A key break was the discovery of a document typed by Fry and stored in the archives of Columbia University. It corroborated Waitstill’s role in rescuing Feuchtwanger and was, as Joukowsky put it, an ”Oh, my God” moment.
”We weren’t out to destroy Fry’s credibility, because he worked very hard,” Joukowsky said. ”And we didn’t want to be on the bad side of history. But once they saw that [document], it was clear Waitstill would be chosen.”
The votes were taken in September, yet news of the Sharps’ honor has been slow to spread until last week, when the Unitarian Universalist Service Committee issued a press release about the award. When she got the call from Israel last month, Stahl said, ”I was happy for the family, of course, but for students, too. They need to know that Americans not only fought to make the world safe, but that ordinary people like the Sharps did extraordinary things.”

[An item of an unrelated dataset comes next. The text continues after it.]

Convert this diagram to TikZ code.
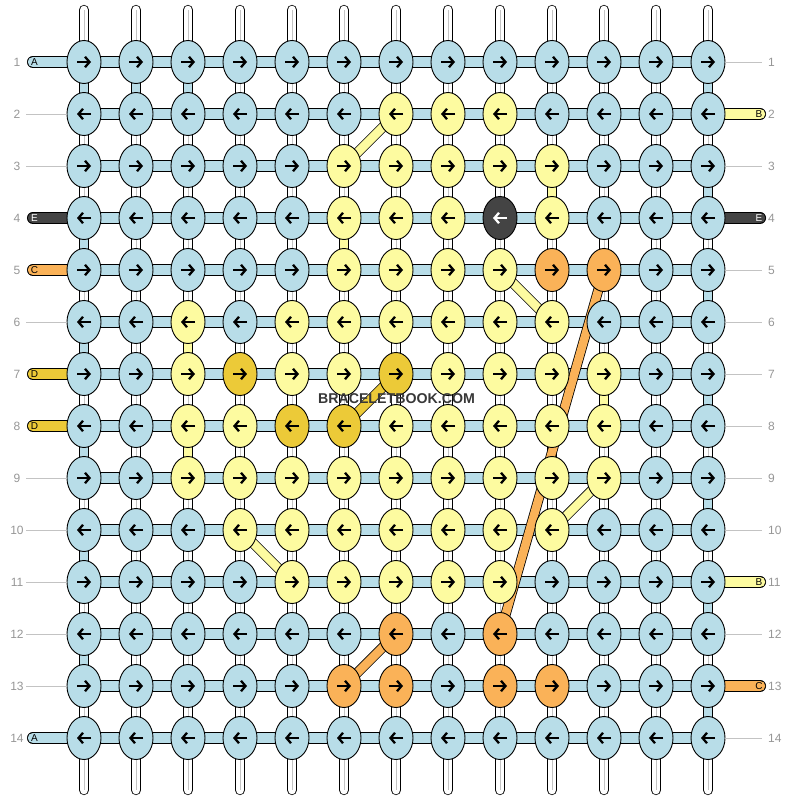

Is Fry’s legacy diminished by the Sharps’ story? On the contrary, according to Paldiel. What the Sharps did ”adds greater significance” to it by fleshing out details of Feuchtwanger’s rescue, he said. Nevertheless, he acknowledges, Yad Vashem is ”fighting against time” as the survivor population ages and credible testimony becomes harder to obtain.
Still, he writes, ”We have a moral obligation to certify and acknowledge all stories of rescue during the Holocaust, as a legacy and lesson to future generations that man has the potential to act in the most elevated humanitarian form possible.”
Sixteen descendants of Waitstill and Martha Sharp will travel to Israel next summer for the induction ceremony.